Autre point qui me fascine, la réception de l'ouvrage "les deux clans" de David Goodhart, qui oppose gagnants et perdants de la mondialisation de ces trente dernières années, mégapoles et territoires plus ruraux. Dans son livre de 350 pages, une 30aine concernent l'immigration, d'où il ressort que les ruraux ne sont pas beaucoup plus racistes que les autres, ils ne veulent pas d'immigration "de masse" (définissez "de masse" notes aux sondeurs) car "ils ont peur pour leur emploi et trouvent que le pays change trop vite". Ils ne parlent ni insécurité, ni terrorisme, ni grand remplacement, ni je ne sais quelle connerie... Pourtant, la réception se fait autour de ce thème, hier, on créait un débat fantoche entre Goodhart et Bernard Guetta pour savoir si LREM était trop "aveugle aux colères populaires concernant l'immigration".

Rappelons que 100% des députés RN ont voté la loi Collomb sur l'immigration, on a connu opposition plus agressive.
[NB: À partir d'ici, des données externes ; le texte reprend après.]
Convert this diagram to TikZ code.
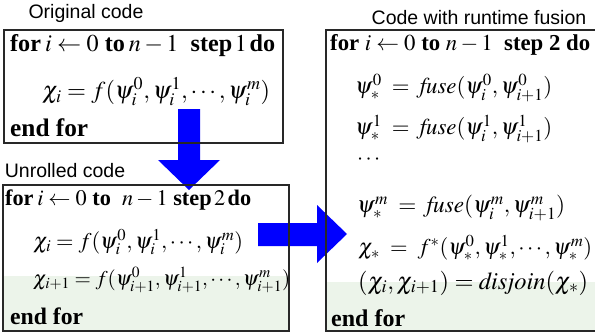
\documentclass[tikz,border=0pt]{standalone}
\usepackage{graphicx}
\usepackage{mathptmx}
\usepackage[no-math]{fontspec}
\setmainfont{Liberation Serif}
\newfontfamily\labelfont{Liberation Sans}
\definecolor{arrowblue}{RGB}{0,0,255}
\definecolor{tint}{RGB}{236,244,234}
\definecolor{boxline}{RGB}{40,40,40}
% set a line of code at a given width (in pt)
\newcommand\fitline[2]{\resizebox{#1pt}{!}{#2}}
\tikzset{
  codebox/.style={draw=boxline, line width=1.2pt},
  caption/.style={font=\labelfont\fontsize{19.5}{22}\selectfont, inner sep=0pt},
  codeline/.style={font=\fontsize{20}{24}\selectfont, anchor=west, inner sep=0pt},
  blockarrow/.style={fill=arrowblue, draw=none},
}
\begin{document}
\begin{tikzpicture}[x=1pt, y=-1pt]
\useasboundingbox (0,0) rectangle (595,332);

% pale tint at the foot of the two lower boxes
\fill[tint] (4,276) rectangle (289,331);
\fill[tint] (326,282) rectangle (595,331);

% block arrows: original -> unrolled, unrolled -> fused
\fill[blockarrow] (178,109) -- (200,109) -- (200,160) -- (220,160) -- (189,190)
  -- (158,160) -- (178,160) -- cycle;
\fill[blockarrow] (258,223) -- (317,223) -- (317,205) -- (347,234) -- (317,263)
  -- (317,246) -- (258,246) -- cycle;

% boxes
\draw[codebox] (4,30) rectangle (283,143);
\draw[codebox] (3,185) rectangle (289,331);
\draw[codebox] (600,30) -- (326,30) -- (326,331) -- (600,331);

% captions
\node[caption] (capOrig) at (86,13) {Original code};
\node[caption] (capUnr) at (65,171) {Unrolled code};
\node[caption] (capFus) at (479,18) {Code with runtime fusion};

% original loop
\node[codeline] (o1) at (10,46) {\fitline{265}{\textbf{for}\,$i \leftarrow 0$ \textbf{to}\,$n-1$\ \ \textbf{step}$\,1\,$\textbf{do}}};
\node[codeline] (o2) at (42,92) {\fitline{228}{$\chi_i = f(\psi_i^0,\psi_i^1,\cdots,\psi_i^m)$}};
\node[codeline] (o3) at (10,128) {\fitline{78}{\textbf{end for}}};

% unrolled loop
\node[codeline] (u1) at (5,200) {\fitline{246}{\textbf{for}\,$i \leftarrow 0$ \textbf{to}\ \ $n-1$\ \textbf{step}$\,2\,$\textbf{do}}};
\node[codeline] (u2) at (33,242) {\fitline{210}{$\chi_i = f(\psi_i^0,\psi_i^1,\cdots,\psi_i^m)$}};
\node[codeline] (u3) at (33,280) {\fitline{257}{$\chi_{i+1} = f(\psi_{i+1}^0,\psi_{i+1}^1,\cdots,\psi_{i+1}^m)$}};
\node[codeline] (u4) at (10,316) {\fitline{73}{\textbf{end for}}};

% loop with runtime fusion
\node[codeline] (f1) at (330,45) {\fitline{260}{\textbf{for} $i \leftarrow 0$ \textbf{to} $n-1$\ \ \textbf{step 2 do}}};
\node[codeline] (f2) at (355,88) {\fitline{197}{$\psi_*^0 \;=\; \mathit{fuse}(\psi_i^0,\psi_{i+1}^0)$}};
\node[codeline] (f3) at (355,129) {\fitline{197}{$\psi_*^1 \;=\; \mathit{fuse}(\psi_i^1,\psi_{i+1}^1)$}};
\node[codeline] (f4) at (357,160) {\fitline{23}{$\cdots$}};
\node[codeline] (f5) at (357,208) {\fitline{208}{$\psi_*^m \;=\; \mathit{fuse}(\psi_i^m,\psi_{i+1}^m)$}};
\node[codeline] (f6) at (358,248) {\fitline{234}{$\chi_* \;=\; f^*(\psi_*^0,\psi_*^1,\cdots,\psi_*^m)$}};
\node[codeline] (f7) at (358,283) {\fitline{230}{$(\chi_i,\chi_{i+1}) = \mathit{disjoin}(\chi_*)$}};
\node[codeline] (f8) at (331,318) {\fitline{74}{\textbf{end for}}};
\end{tikzpicture}
\end{document}
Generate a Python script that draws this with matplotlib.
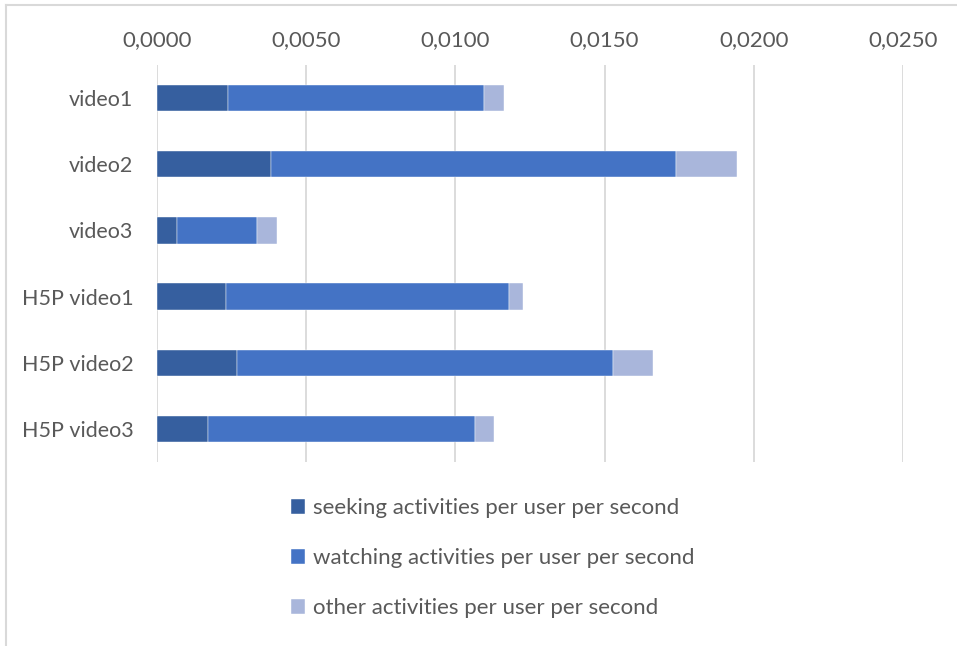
import numpy as np
import matplotlib.pyplot as plt
from matplotlib.lines import Line2D

videos = ['video1', 'video2', 'video3', 'H5P video1', 'H5P video2', 'H5P video3']
seeking = [0.00237, 0.00383, 0.00068, 0.00230, 0.00267, 0.00170]
watching = [0.00859, 0.01357, 0.00267, 0.00950, 0.01260, 0.00895]
other = [0.00067, 0.00205, 0.00067, 0.00045, 0.00136, 0.00066]

labels = ['seeking activities per user per second',
          'watching activities per user per second',
          'other activities per user per second']
colors = ['#365F9F', '#4473C5', '#A9B6DB']
ticks = [0.0, 0.005, 0.010, 0.015, 0.020, 0.025]

plt.rcParams['font.family'] = ['Lato', 'DejaVu Sans']
TEXT = '#595959'

fig = plt.figure(figsize=(9.57, 6.46), dpi=100)
ax = fig.add_axes([157 / 957, 1 - 462 / 646, 746 / 957, 397 / 646])

y = np.arange(len(videos))
left = np.zeros(len(videos))
for vals, lab, col in zip([seeking, watching, other], labels, colors):
    ax.barh(y, vals, left=left, height=0.4, color=col, label=lab,
            edgecolor='white', linewidth=0.3, zorder=3)
    left = left + np.array(vals)

ax.set_xlim(0, 0.025)
ax.set_ylim(len(videos) - 0.5, -0.5)
ax.set_yticks(y)
ax.set_yticklabels(videos, fontsize=15.5)
ax.set_xticks(ticks)
ax.set_xticklabels([f'{t:.4f}'.replace('.', ',') for t in ticks])
ax.xaxis.tick_top()
ax.tick_params(axis='x', length=0, labelsize=16, colors=TEXT, pad=11)
ax.tick_params(axis='y', length=0, colors=TEXT, pad=17)
ax.grid(axis='x', color='#D9D9D9', linewidth=1.3, zorder=0)
for s in ax.spines.values():
    s.set_visible(False)

leg = fig.legend(loc='upper left', bbox_to_anchor=(271 / 957, 1 - 478 / 646),
                 frameon=False, fontsize=16, labelcolor=TEXT,
                 handlelength=0.65, handleheight=0.65, handletextpad=0.35,
                 labelspacing=1.35)

# outer frame: only the top and left edges fall inside the image
fig.add_artist(Line2D([6 / 957, 6 / 957], [0, 1 - 5 / 646], transform=fig.transFigure,
                      color='#D9D9D9', linewidth=1.5))
fig.add_artist(Line2D([6 / 957, 1], [1 - 5 / 646, 1 - 5 / 646], transform=fig.transFigure,
                      color='#D9D9D9', linewidth=1.5))

fig.savefig('out.png', dpi=100)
Tactiquement, le RN va se démarquer gentiment car 2022 arrive et il faut faire des clins d'oeils appuyés, mais LREM s'est montré plus inhumain sur l'immigration que les gouvernement Sarkozy, une gageure. Preuve que l'électorat et les cadres n'ont rien de "progressiste" aucune fronde d'ampleur n'a eu lieu quand le RN les a soutenu sur ce thème. Cherchez l'erreur...

Dans "les deux clans", il y a plus de deux cents pages d'analyse expliquant que le NHS (la sécu anglaise) a déserté les campagnes, que le MEDEF anglais a trop misé sur les diplômés du supérieur sans jamais tendre la main aux techniques, aux apprentis, que les infrastructures de transports, les nouveaux foyers de jobs sont toujours à Londres et dans les mégapoles. Pas un mot d'analyse... Dans une Une récente du JDD, l'islam et la laïcité étaient annoncés comme "sondage choc" en disant que le problème était là... C'était considéré par les sondés comme la.... 6ème priorité, des années lumières derrière la santé, la lutte contre le chômage, le relèvement des salaires, la protection de l'environnement et la lutte contre l'insécurité... 

A poser le débat sur des bases boueuses, il ne faut pas s'étonner d'un résultat fangeux.